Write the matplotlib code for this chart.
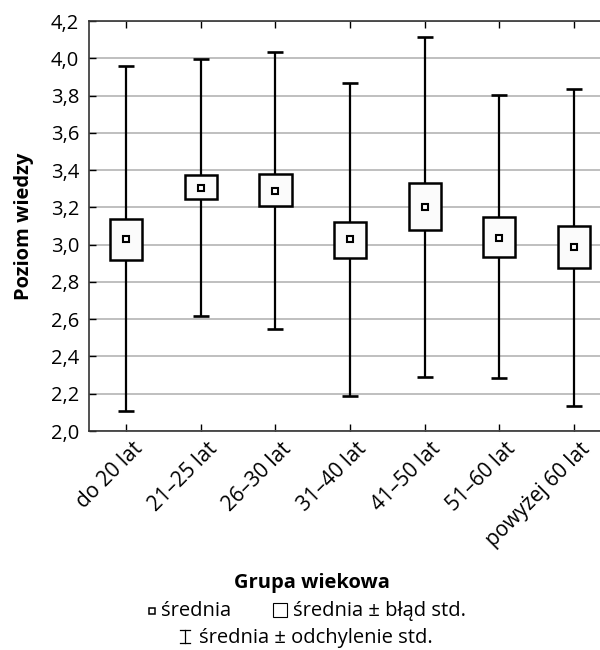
import matplotlib.pyplot as plt
from matplotlib.lines import Line2D
from matplotlib.transforms import ScaledTranslation
import numpy as np

# data
groups = ['do 20 lat', '21–25 lat', '26–30 lat', '31–40 lat',
          '41–50 lat', '51–60 lat', 'powyżej 60 lat']
means = [3.03, 3.305, 3.29, 3.028, 3.204, 3.037, 2.99]
se_low = [2.92, 3.243, 3.207, 2.93, 3.077, 2.935, 2.876]
se_high = [3.137, 3.374, 3.379, 3.123, 3.329, 3.148, 3.098]
sd_low = [2.107, 2.617, 2.546, 2.19, 2.291, 2.283, 2.136]
sd_high = [3.958, 3.996, 4.034, 3.869, 4.112, 3.803, 3.833]
yticks = [2.0, 2.2, 2.4, 2.6, 2.8, 3.0, 3.2, 3.4, 3.6, 3.8, 4.0, 4.2]

plt.rcParams['font.family'] = ['Open Sans', 'DejaVu Sans']
FS = 14.5

fig = plt.figure(figsize=(6, 6.5), dpi=100)
ax = fig.add_axes([89 / 600, 1 - 431 / 650, 1 - 89 / 600, 410 / 650])

x = np.arange(len(groups))
means = np.array(means)
lo = means - np.array(sd_low)
hi = np.array(sd_high) - means

# whiskers (mean +/- sd)
ax.errorbar(x, means, yerr=[lo, hi], fmt='none', ecolor='black',
            elinewidth=1.6, capsize=5.5, capthick=1.9, zorder=3)
# boxes (mean +/- se)
ax.bar(x, np.array(se_high) - np.array(se_low), bottom=se_low, width=0.43,
       color='#fbfbfb', edgecolor='black', linewidth=1.8, zorder=4)
# mean markers
ax.plot(x, means, 's', ms=5, mfc='white', mec='black', mew=1.5, zorder=5)

ax.set_xlim(-0.5, 6.35)
ax.set_ylim(2.0, 4.2)
ax.set_yticks(yticks)
ax.set_yticklabels([f'{v:.1f}'.replace('.', ',') for v in yticks])
ax.set_xticks(x)
ax.set_xticklabels([])
# rotated category labels, placed a bit right of each tick like the reference
offset = ScaledTranslation(17 / 100, -19 / 100, fig.dpi_scale_trans)
for i, g in enumerate(groups):
    ax.text(i, 0, g, transform=ax.get_xaxis_transform() + offset,
            rotation=45, ha='right', va='baseline', rotation_mode='anchor',
            fontsize=FS + 0.5)

ax.yaxis.grid(True, color='#b4b4b4', linewidth=1.2, zorder=0)
ax.set_axisbelow(True)

ax.tick_params(axis='both', direction='in', labelsize=FS, width=1, length=5)
ax.tick_params(axis='x', top=True)
ax.tick_params(axis='y', pad=7)
ax.spines['right'].set_visible(False)
for s in ['left', 'top', 'bottom']:
    ax.spines[s].set_linewidth(1.2)
    ax.spines[s].set_color('#333333')

ax.set_ylabel('Poziom wiedzy', fontsize=FS, fontweight='bold', labelpad=12)

# custom legend below the chart
def fx(px):
    return px / 600

def fy(py):
    return 1 - py / 650

fig.text(fx(312), fy(588), 'Grupa wiekowa', ha='center', va='baseline',
         fontsize=FS, fontweight='bold')

fig.add_artist(Line2D([fx(152)], [fy(611)], marker='s', ms=4.5, mfc='white',
                      mec='black', mew=1.1, ls='none'))
fig.text(fx(161), fy(616), 'średnia', ha='left', va='baseline', fontsize=FS)
fig.add_artist(Line2D([fx(280)], [fy(610)], marker='s', ms=9.5, mfc='white',
                      mec='black', mew=0.8, ls='none'))
fig.text(fx(293), fy(616), 'średnia ± błąd std.', ha='left', va='baseline',
         fontsize=FS)

# I-beam symbol
cx, top, bot, half = 185, 630, 643, 5
fig.add_artist(Line2D([fx(cx), fx(cx)], [fy(top), fy(bot)], color='black', lw=0.9))
fig.add_artist(Line2D([fx(cx - half), fx(cx + half)], [fy(top), fy(top)],
                      color='black', lw=0.9))
fig.add_artist(Line2D([fx(cx - half), fx(cx + half)], [fy(bot), fy(bot)],
                      color='black', lw=0.9))
fig.text(fx(199), fy(643), 'średnia ± odchylenie std.', ha='left', va='baseline',
         fontsize=FS)

fig.savefig('out.png', dpi=100)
┄┄┄┄┄┄
Stated exercise. Every line is to be duplicated exactly, though pictures stay out.

In response.
Write the matplotlib code for this chart.
import matplotlib.pyplot as plt
from matplotlib.lines import Line2D
from matplotlib.transforms import ScaledTranslation
import numpy as np

# data
groups = ['do 20 lat', '21–25 lat', '26–30 lat', '31–40 lat',
          '41–50 lat', '51–60 lat', 'powyżej 60 lat']
means = [3.03, 3.305, 3.29, 3.028, 3.204, 3.037, 2.99]
se_low = [2.92, 3.243, 3.207, 2.93, 3.077, 2.935, 2.876]
se_high = [3.137, 3.374, 3.379, 3.123, 3.329, 3.148, 3.098]
sd_low = [2.107, 2.617, 2.546, 2.19, 2.291, 2.283, 2.136]
sd_high = [3.958, 3.996, 4.034, 3.869, 4.112, 3.803, 3.833]
yticks = [2.0, 2.2, 2.4, 2.6, 2.8, 3.0, 3.2, 3.4, 3.6, 3.8, 4.0, 4.2]

plt.rcParams['font.family'] = ['Open Sans', 'DejaVu Sans']
FS = 14.5

fig = plt.figure(figsize=(6, 6.5), dpi=100)
ax = fig.add_axes([89 / 600, 1 - 431 / 650, 1 - 89 / 600, 410 / 650])

x = np.arange(len(groups))
means = np.array(means)
lo = means - np.array(sd_low)
hi = np.array(sd_high) - means

# whiskers (mean +/- sd)
ax.errorbar(x, means, yerr=[lo, hi], fmt='none', ecolor='black',
            elinewidth=1.6, capsize=5.5, capthick=1.9, zorder=3)
# boxes (mean +/- se)
ax.bar(x, np.array(se_high) - np.array(se_low), bottom=se_low, width=0.43,
       color='#fbfbfb', edgecolor='black', linewidth=1.8, zorder=4)
# mean markers
ax.plot(x, means, 's', ms=5, mfc='white', mec='black', mew=1.5, zorder=5)

ax.set_xlim(-0.5, 6.35)
ax.set_ylim(2.0, 4.2)
ax.set_yticks(yticks)
ax.set_yticklabels([f'{v:.1f}'.replace('.', ',') for v in yticks])
ax.set_xticks(x)
ax.set_xticklabels([])
# rotated category labels, placed a bit right of each tick like the reference
offset = ScaledTranslation(17 / 100, -19 / 100, fig.dpi_scale_trans)
for i, g in enumerate(groups):
    ax.text(i, 0, g, transform=ax.get_xaxis_transform() + offset,
            rotation=45, ha='right', va='baseline', rotation_mode='anchor',
            fontsize=FS + 0.5)

ax.yaxis.grid(True, color='#b4b4b4', linewidth=1.2, zorder=0)
ax.set_axisbelow(True)

ax.tick_params(axis='both', direction='in', labelsize=FS, width=1, length=5)
ax.tick_params(axis='x', top=True)
ax.tick_params(axis='y', pad=7)
ax.spines['right'].set_visible(False)
for s in ['left', 'top', 'bottom']:
    ax.spines[s].set_linewidth(1.2)
    ax.spines[s].set_color('#333333')

ax.set_ylabel('Poziom wiedzy', fontsize=FS, fontweight='bold', labelpad=12)

# custom legend below the chart
def fx(px):
    return px / 600

def fy(py):
    return 1 - py / 650

fig.text(fx(312), fy(588), 'Grupa wiekowa', ha='center', va='baseline',
         fontsize=FS, fontweight='bold')

fig.add_artist(Line2D([fx(152)], [fy(611)], marker='s', ms=4.5, mfc='white',
                      mec='black', mew=1.1, ls='none'))
fig.text(fx(161), fy(616), 'średnia', ha='left', va='baseline', fontsize=FS)
fig.add_artist(Line2D([fx(280)], [fy(610)], marker='s', ms=9.5, mfc='white',
                      mec='black', mew=0.8, ls='none'))
fig.text(fx(293), fy(616), 'średnia ± błąd std.', ha='left', va='baseline',
         fontsize=FS)

# I-beam symbol
cx, top, bot, half = 185, 630, 643, 5
fig.add_artist(Line2D([fx(cx), fx(cx)], [fy(top), fy(bot)], color='black', lw=0.9))
fig.add_artist(Line2D([fx(cx - half), fx(cx + half)], [fy(top), fy(top)],
                      color='black', lw=0.9))
fig.add_artist(Line2D([fx(cx - half), fx(cx + half)], [fy(bot), fy(bot)],
                      color='black', lw=0.9))
fig.text(fx(199), fy(643), 'średnia ± odchylenie std.', ha='left', va='baseline',
         fontsize=FS)

fig.savefig('out.png', dpi=100)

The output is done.